The trade deadline is about market efficiencies.
This team has a goal it wants to accomplish by the end of the year and needs to buy something to get there. This team is not focused on this year and is looking to set up their long-term. They have something to offer.
To make things happen at the trade deadline then often takes a buyer and a seller. And a team has to have something to sell in order to buy something at the deadline. The market often dictates what a deal can or will be.
For the first time, in a long time, the Magic are seemingly buyers and out there looking to add something to their roster. But they are still at the whims of what the market wants. Their ability to get something depends on what the market is willing to take back.

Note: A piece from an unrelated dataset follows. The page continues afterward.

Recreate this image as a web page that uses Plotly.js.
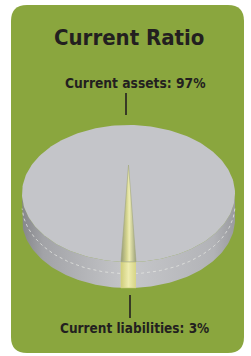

Increasingly as the Magic wound their way through this season, the market seemed to start salivating over Wendell Carter. If the Magic were going to make a major move, it seemed like it would require them to part with their young big man. With Goga Bitadze and Moe Wagner holding the spot down with Wendell Carter's early season injury, it seemed like this might end up becoming a good bet.
Carter may have put a stop to all of that. He may have told everyone now he is back from the hand injury and beyond the knee tendinitis that slowed him down. He is back to being the vital big man to anchor the Magic's defense.
Carter has gotten his groove back. And that may be taking him off the trade market.
"It feels good just to be back out there," Carter said after the Magic's loss in Atlanta a few weeks ago. "Fortunately, I found my groove offensively. Just to be out there with my teammates, just helping them win and doing whatever I can to help this team win. Fortunately, it has been scoring. I have taken a lot of steps to just get my swagger back from last year. I got hurt five games into the season and I haven't really been myself. These last two or three games, I feel like I've started to get my swagger back."
Carter indeed started to find his groove on that road trip -- he scored 17 points in the win over the New York Knicks and 18 against the Atlanta Hawks in his first two games back from the tendinitis issue.
That groove has continued since then.
Carter has averaged 15.6 points per game and 7.1 rebounds per game, shooting 62.7 percent from the floor and 44.0 percent from beyond the arc in eight games since returning from injury. He followed that up the Hawks outing with 25 points in the loss to the Philadelphia 76ers.
As important, his defense has started to return, too. The Magic have a 113.6 defensive rating with Carter on the floor -- worse than the Magic's full season average of 112.0 but 2.3 points per 100 possessions better than the team's average in the last eight games.
Indeed, it does seem like Carter has gotten his groove back. He has started to look like the player that brought so much promise from last season.
"I know what I'm capable of," Carter said after the loss to the 76ers last week. "Just to be back out there is really good. I just find joy in that and whatever happens happens. My teammates are finding me in my sweet spots. I'm making my shots and shooting with confidence. Make or miss, I shoot them over and over. It's one of the things we preach in the locker room is process over results. We get good shots, we shoot them. My work has just been showing in these last three games. Hopefully, I will continue that for the next couple of games."
That play and the way Carter has helped boost the team may have put some trade discussions on the back burner for the time being. The Magic can clearly see -- as if they needed the confirmation -- that Carter is their best option at center for the moment.
The market may want the Magic to move Carter and his extremely team-friendly contract -- he is owed $35.9 million for this year and the next two years with declining salaries starting at $13.1 million this year and down to $10.9 million in the final year in 2026 -- but the Magic do not appear set to make that move.
Brian Windhorst of ESPN.com reports there will be suitors if the Magic make Carter available, but "the signs point to Orlando keeping him."
Much of the trade deadline reporting and rumors -- both Marc Stein and Yahoo! Sports' Jake Fischer reported as much -- that league executives were intrigued with whether the Magic might move Carter with how well they handled the center position in his absence.
That perception seems to have passed with how well the Magic have started to play with Carter back.
It does not mean the Magic do not need an upgrade -- that became apparent when Carter could not explode above the rim for a key finish at the rim late in Monday's loss to the Mavericks -- but it may delay trying to answer those questions. It is not a pressing need. Carter is a serviceable option until the team can find an upgrade. This only quiets the noise for now.
This version of Carter, with his ability to step onto the perimeter and defend or stretch out defenses to the 3-point line while providing solid screening and finihsing with finesse around the basket, is supremely valuable to this Magic team. He makes a lot of things for Orlando make sense.
Carter struggled to start the year and the broken bone in his hand put him on hold. He needed some time to ramp up. But he clearly has his groove back now. He clearly is playing the way everyone expected.
There is not much time for the Magic to make decisions and that Carter has played so well is a big boost as the team prepares for this playoff race. At the end of the day, that is what this is about: Making the team better.